• **SHORT TASK**
Leave out the pictures and set down exactly the lines from the start of the listing through the one with "const battleTicks = [10,20,30,40];", both included.

• **DATA EXTRACT**
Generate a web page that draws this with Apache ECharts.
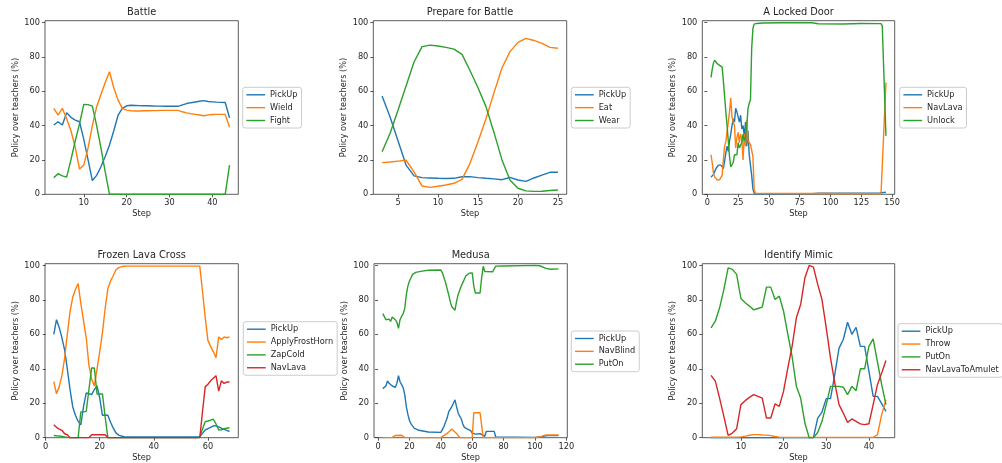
<!DOCTYPE html>
<html><head><meta charset="utf-8">
<script src="https://cdn.jsdelivr.net/npm/echarts@6/dist/echarts.min.js"></script>
<style>html,body{margin:0;padding:0;background:#fff}#c{width:1002px;height:463px}</style>
</head><body><div id="c"></div>
<script>
// ---------- Battle ----------
const battleSteps = [3,4,5,6,7,8,9,10,11,12,13,14,15,16,17,18,19,20,21,22,23,24,25,26,27,28,29,30,31,32,33,34,35,36,37,38,39,40,41,42,43,44];
const battlePickUp = [40.3,42.2,40.3,47.5,44.8,43.2,42.2,32,20,8,11,16,22,28.7,37,46,50,51.5,51.8,51.7,51.6,51.5,51.5,51.4,51.3,51.3,51.2,51.2,51.2,51.2,52,52.8,53.3,53.7,54.1,54.5,54,53.8,53.6,53.5,53.4,44.5];
const battleWield = [50,46,50,44,37,27.5,14.7,17,27,40,51,58,65,71.3,62,54.8,50,49,48.6,48.5,48.5,48.6,48.6,48.7,48.7,48.8,48.8,48.8,48.8,48.8,48,47.4,46.9,46.5,46.1,45.7,46.2,46.4,46.5,46.5,46.5,39];
const battleFight = [9.7,12,10.7,10,20,31,41,52.3,52.2,51.3,40,27,13,0,0,0,0,0,0,0,0,0,0,0,0,0,0,0,0,0,0,0,0,0,0,0,0,0,0,0,0,17];
const battleTicks = [10,20,30,40];

// ---------- Prepare for Battle ----------
const prepSteps = [3,4,5,6,7,8,9,10,11,12,13,14,15,16,17,18,19,20,21,22,23,24,25];
const prepPickUp = [57.2,45,31,17,10.7,9.7,9.5,9.3,9.2,9.3,10.2,10.3,9.7,9.3,9,8.5,9.8,8.3,7.5,9.5,11.2,12.8,12.8];
const prepEat = [18.4,18.8,19.3,19.8,13,4.8,4,4.7,5.4,6.4,8.7,18,30.6,44,59,73.5,83,88.4,90.7,89.5,87.8,85.5,85];
const prepWear = [24.8,35.5,49,63,77,85.9,86.8,86.3,85.5,84.5,81.4,72,62,51,36,20,8.3,3.5,2,1.7,1.8,2.2,2.5];
const prepTicks = [5,10,15,20,25];

// ---------- A Locked Door ([step, value]) ----------
const doorPickUp = [[3,10],[5,11.6],[7,15],[9,17],[11,17],[12,16.7],[13,15],[14,14.5],[15,24],[16,28],[17,25],[18,31],[19,35],[20,40],[21,44],[22,42],[23,50],[24,48],[25,49],[26,42],[27,46],[28,38],[29,40],[30,34],[31,42],[32,28],[33,37],[34,23],[35,17],[36,11],[37,3],[38,0.6],[40,0.3],[85,0.4],[90,0.6],[140,0.8],[145,1.2]];
const doorNavLava = [[3,23],[4,18],[5,12],[6,10],[7,9],[8,8.3],[9,8],[10,8.5],[11,9.5],[12,11],[13,20],[14,28],[15,30.6],[16,31],[17,42],[18,48],[19,56],[20,45],[21,42],[22,40],[23,27],[24,33],[25,36],[26,30],[27,35],[28,32],[29,20],[30,35],[31,28],[32,43],[33,31],[34,30],[35,29],[36,28],[37,22],[38,3],[39,0.6],[40,0.3],[141,0.3],[142,1],[145,65]];
const doorUnlock = [[3,68],[4,73],[5,76.5],[6,78],[7,77],[8,76],[9,75.5],[10,75],[11,74.5],[12,74],[13,66],[14,57],[15,48],[16,40],[17,31],[18,22],[19,16],[20,17],[21,18.5],[22,23],[23,24],[24,23],[25,30],[26,27],[27,26],[28,30],[29,35],[30,31],[31,33],[32,40],[33,50],[34,53],[35,55],[36,85],[37,96.5],[38,99],[40,99.4],[45,99.7],[60,99.8],[85,99.8],[90,99.2],[110,99.1],[125,99.4],[141,99.3],[142,98],[145,34]];
const doorTicks = [0,25,50,75,100,125,150];

// ---------- Frozen Lava Cross ([step, value]) ----------
const lavaPickUp = [[3,60],[4,68.5],[5,64],[6,58],[7,51],[8,40],[9,28],[10,18],[11,13],[12,9.5],[13,7.5],[14,18],[15,26],[16,25.5],[17,25],[18,28],[19,30],[20,23],[21,13],[22,13.2],[23,13],[24,9],[25,5.5],[26,2.8],[27,1.5],[28,1],[29,0.6],[30,0.4],[56,0.4],[57,0.5],[58,2.5],[59,4.5],[60,5.2],[61,6],[62,6.8],[63,7],[64,6.3],[65,5.5],[66,4.8],[67,4.2],[68,3.6]];
const lavaFrostHorn = [[3,32.5],[4,25.5],[5,29.5],[6,36],[7,46],[8,60],[9,73],[10,81.5],[11,86],[12,89.5],[13,78],[14,68],[15,58],[16,42],[17,34],[18,30],[19,40],[20,50],[21,61],[22,75],[23,86.5],[24,91],[25,94],[26,97.5],[27,98.7],[28,99.2],[29,99.5],[30,99.6],[57,99.6],[58,85],[59,70],[60,56.5],[61,53],[62,50],[63,46.5],[64,58.5],[65,57],[66,58.5],[67,58],[68,58.5]];
const lavaZapCold = [[3,1.3],[4,1.1],[5,1],[6,0.8],[7,0.5],[8,0.2],[9,0],[12,0],[13,15],[14,15],[15,15.3],[16,28],[17,40.5],[18,40.5],[19,25.4],[20,25.4],[21,25.4],[22,12],[23,0],[56,0],[57,0.5],[58,5],[59,9.3],[60,9.7],[61,10.2],[62,10.7],[63,8],[64,4.5],[65,4.6],[66,5.2],[67,5.5],[68,5.8]];
const lavaNavLava = [[3,7.5],[4,6],[5,5],[6,4.3],[7,2.3],[8,1.7],[9,0],[16,0],[17,1.7],[22,1.7],[23,0],[57,0],[58,15],[59,29.5],[60,31],[61,33],[62,34.5],[63,36],[64,27],[65,33],[66,31.5],[67,32.3],[68,32.3]];
const lavaTicks = [0,20,40,60];

// ---------- Medusa ([step, value]) ----------
const medusaPickUp = [[3,28.5],[4,28.5],[5,30],[6,33],[7,31.6],[8,32.6],[9,30],[10,29.5],[11,29.3],[12,31.6],[13,36],[14,32.5],[15,30.8],[16,29],[17,25],[18,18],[19,13.5],[20,10],[21,8],[23,5.6],[26,4.3],[32,3.3],[40,3.1],[42,6.6],[44,11.4],[45,15],[46,16],[47,18],[48,20],[49,22],[50,18],[51,14.5],[52,12.5],[53,11],[54,8],[55,6],[57,5],[59,4.1],[60,2.7],[62,2.1],[65,2.3],[66,1.2],[68,0.8],[69,3.7],[74,3.7],[75,0.4],[100,0.2],[105,0.8],[108,1.2],[115,1.2]];
const medusaNavBlind = [[3,0],[9,0.2],[11,1.3],[15,1.4],[17,0.1],[40,0],[44,2.5],[47,5],[50,2.5],[52,0],[60,0],[61,14.5],[65,14.5],[67,0],[100,0],[104,0.8],[107,1.6],[115,1.6]];
const medusaPutOn = [[3,72],[4,71.8],[5,68.5],[6,67.5],[7,68.8],[8,67.5],[9,70],[10,71],[11,68.5],[12,67],[13,63.5],[14,68.5],[15,70.5],[16,72],[17,75],[18,83],[19,88],[20,91],[22,94.8],[24,96],[28,96.7],[32,97.2],[40,97.3],[41,95.7],[43,90],[45,83],[46,79],[47,76],[48,75],[49,74],[50,79],[51,83],[53,88],[54,90],[56,94],[58,95.5],[60,95.7],[61,88],[62,84],[65,84],[66,92.8],[67,99.5],[68,96.5],[73,96.3],[74,97],[75,99.6],[80,99.7],[100,100],[103,99.8],[107,98.3],[110,97.8],[115,98]];
const medusaTicks = [0,20,40,60,80,100,120];

// ---------- Identify Mimic ----------
const mimicSteps = [3,4,5,6,7,8,9,10,11,12,13,14,15,16,17,18,19,20,21,22,23,24,25,26,27,28,29,30,31,32,33,34,35,36,37,38,39,40,41,42,43,44];
const mimicPickUp = [0,0,0,0,0,0,0,0,0,0,0,0,0,0,0,0,0,0,0,0,0,0,0,0,0,11.4,14.9,22.7,22.7,36.6,52,57,67,60,64,53,53,38.6,24,24,19.8,15.3];
const mimicThrow = [0.3,0.3,0.3,0.3,0.3,0.3,0.3,0.5,0.9,1.4,1.8,1.8,1.6,1.5,1.2,0.7,0.3,0.2,0.2,0.2,0.2,0.2,0.2,0.2,0.2,0.2,0.2,0.2,0.2,0.2,0.2,0.2,0.2,0.2,0.2,0.2,0.2,0.2,0.2,1.7,13.4,22];
const mimicPutOn = [63.8,67.6,75.4,86,98.6,97.7,94.8,80.8,78.3,76.4,74.2,75,75.8,87.4,87.4,80.2,82.2,73.4,60,47,29.8,23,8.5,0,0,3,9.5,19.2,29.8,29.8,29.8,29.3,25,29.8,27.3,40,40,53,57.4,44,30.8,19.2];
const mimicNavLavaToAmulet = [36.2,32.8,23,12.4,1.4,2.7,5.2,19.2,21.5,23.4,25,24,23,11.4,11.4,19.6,18.2,27,40.5,53,69.6,77.3,92.8,100,99,89,80.2,63.8,46.3,31.8,19.2,14.3,8.9,10.9,9.5,8,7.6,8.1,19.2,30.8,37.6,44.8];
const mimicTicks = [10,20,30,40];

const yTicks = [0,20,40,60,80,100];

// ---------- build ----------
const zip = (xs, ys) => xs.map((x, i) => [x, ys[i]]);
const BLUE = '#1f77b4', ORANGE = '#ff7f0e', GREEN = '#2ca02c', RED = '#d62728';
const FONT = 'DejaVu Sans';
const TXT = '#262626';

const panels = [
  {title:'Battle', grid:{left:45, top:20.7, width:193.3, height:173.6}, x:[0.95,46.05], xt:battleTicks, lg:[242.7,87.3],
   s:[['PickUp', zip(battleSteps,battlePickUp), BLUE],['Wield', zip(battleSteps,battleWield), ORANGE],['Fight', zip(battleSteps,battleFight), GREEN]]},
  {title:'Prepare for Battle', grid:{left:373.3, top:20.7, width:193.4, height:173.6}, x:[1.9,26.1], xt:prepTicks, lg:[571.3,87.3],
   s:[['PickUp', zip(prepSteps,prepPickUp), BLUE],['Eat', zip(prepSteps,prepEat), ORANGE],['Wear', zip(prepSteps,prepWear), GREEN]]},
  {title:'A Locked Door', grid:{left:702.3, top:20.7, width:192.4, height:173.6}, x:[-4.1,152.1], xt:doorTicks, lg:[899.7,87.3],
   s:[['PickUp', doorPickUp, BLUE],['NavLava', doorNavLava, ORANGE],['Unlock', doorUnlock, GREEN]]},
  {title:'Frozen Lava Cross', grid:{left:45, top:263.7, width:193.3, height:174}, x:[-0.25,71.25], xt:lavaTicks, lg:[243.3,321.7],
   s:[['PickUp', lavaPickUp, BLUE],['ApplyFrostHorn', lavaFrostHorn, ORANGE],['ZapCold', lavaZapCold, GREEN],['NavLava', lavaNavLava, RED]]},
  {title:'Medusa', grid:{left:374, top:263.7, width:193.3, height:174}, x:[-2.6,120.6], xt:medusaTicks, lg:[571.3,331],
   s:[['PickUp', medusaPickUp, BLUE],['NavBlind', medusaNavBlind, ORANGE],['PutOn', medusaPutOn, GREEN]]},
  {title:'Identify Mimic', grid:{left:702.3, top:263.7, width:192.4, height:174}, x:[0.95,46.05], xt:mimicTicks, lg:[898,323.7],
   s:[['PickUp', zip(mimicSteps,mimicPickUp), BLUE],['Throw', zip(mimicSteps,mimicThrow), ORANGE],['PutOn', zip(mimicSteps,mimicPutOn), GREEN],['NavLavaToAmulet', zip(mimicSteps,mimicNavLavaToAmulet), RED]]}
];

const option = {animation:false, backgroundColor:'#fff', title:[], grid:[], xAxis:[], yAxis:[], legend:[], series:[]};
panels.forEach((p, i) => {
  const g = p.grid;
  option.grid.push({left:g.left, top:g.top, width:g.width, height:g.height, show:true, borderColor:'#333', borderWidth:0.8, backgroundColor:'transparent', containLabel:false});
  option.title.push({text:p.title, left:g.left + g.width/2, top:g.top - 14, textAlign:'center', padding:0,
    textStyle:{fontFamily:FONT, fontSize:9.8, fontWeight:'normal', color:TXT, lineHeight:12}});
  option.xAxis.push({type:'value', gridIndex:i, min:p.x[0], max:p.x[1], name:'Step', nameLocation:'middle', nameGap:16,
    nameTextStyle:{fontFamily:FONT, fontSize:8.2, color:TXT},
    axisLine:{show:false}, splitLine:{show:false},
    axisTick:{show:true, length:3, lineStyle:{color:'#333', width:0.8}, customValues:p.xt},
    axisLabel:{fontFamily:FONT, fontSize:8.2, color:TXT, margin:5, customValues:p.xt}});
  option.yAxis.push({type:'value', gridIndex:i, min:0, max:101, name:'Policy over teachers (%)', nameLocation:'middle', nameGap:25.5,
    nameTextStyle:{fontFamily:FONT, fontSize:8.2, color:TXT},
    axisLine:{show:false}, splitLine:{show:false},
    axisTick:{show:true, length:3, lineStyle:{color:'#333', width:0.8}, customValues:yTicks},
    axisLabel:{fontFamily:FONT, fontSize:8.2, color:TXT, margin:5, customValues:yTicks}});
  const names = [];
  p.s.forEach(([name, data, color]) => {
    const id = 'p' + i + ':' + name;
    names.push(id);
    option.series.push({type:'line', name:id, xAxisIndex:i, yAxisIndex:i, data:data, symbol:'none', showSymbol:false,
      lineStyle:{color:color, width:1.4}, itemStyle:{color:color}, clip:true, silent:true});
  });
  option.legend.push({data:names, orient:'vertical', left:p.lg[0], top:p.lg[1], padding:[2.5,4,2.5,3],
    itemWidth:18.7, itemHeight:10, itemGap:2.85, selectedMode:false,
    itemStyle:{opacity:0, borderWidth:0}, lineStyle:{width:1.4, opacity:1},
    formatter:(n) => n.split(':')[1],
    textStyle:{fontFamily:FONT, fontSize:8.2, color:TXT, lineHeight:10},
    borderColor:'#cccccc', borderWidth:1, borderRadius:2.5, backgroundColor:'rgba(255,255,255,0.8)'});
});

const chart = echarts.init(document.getElementById('c'), null, {renderer:'canvas'});
chart.setOption(option);
</script>
</body></html>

• **SOLUTION TO THE PROBLEM**
Generate a web page that draws this with Apache ECharts.
<!DOCTYPE html>
<html><head><meta charset="utf-8">
<script src="https://cdn.jsdelivr.net/npm/echarts@6/dist/echarts.min.js"></script>
<style>html,body{margin:0;padding:0;background:#fff}#c{width:1002px;height:463px}</style>
</head><body><div id="c"></div>
<script>
// ---------- Battle ----------
const battleSteps = [3,4,5,6,7,8,9,10,11,12,13,14,15,16,17,18,19,20,21,22,23,24,25,26,27,28,29,30,31,32,33,34,35,36,37,38,39,40,41,42,43,44];
const battlePickUp = [40.3,42.2,40.3,47.5,44.8,43.2,42.2,32,20,8,11,16,22,28.7,37,46,50,51.5,51.8,51.7,51.6,51.5,51.5,51.4,51.3,51.3,51.2,51.2,51.2,51.2,52,52.8,53.3,53.7,54.1,54.5,54,53.8,53.6,53.5,53.4,44.5];
const battleWield = [50,46,50,44,37,27.5,14.7,17,27,40,51,58,65,71.3,62,54.8,50,49,48.6,48.5,48.5,48.6,48.6,48.7,48.7,48.8,48.8,48.8,48.8,48.8,48,47.4,46.9,46.5,46.1,45.7,46.2,46.4,46.5,46.5,46.5,39];
const battleFight = [9.7,12,10.7,10,20,31,41,52.3,52.2,51.3,40,27,13,0,0,0,0,0,0,0,0,0,0,0,0,0,0,0,0,0,0,0,0,0,0,0,0,0,0,0,0,17];
const battleTicks = [10,20,30,40];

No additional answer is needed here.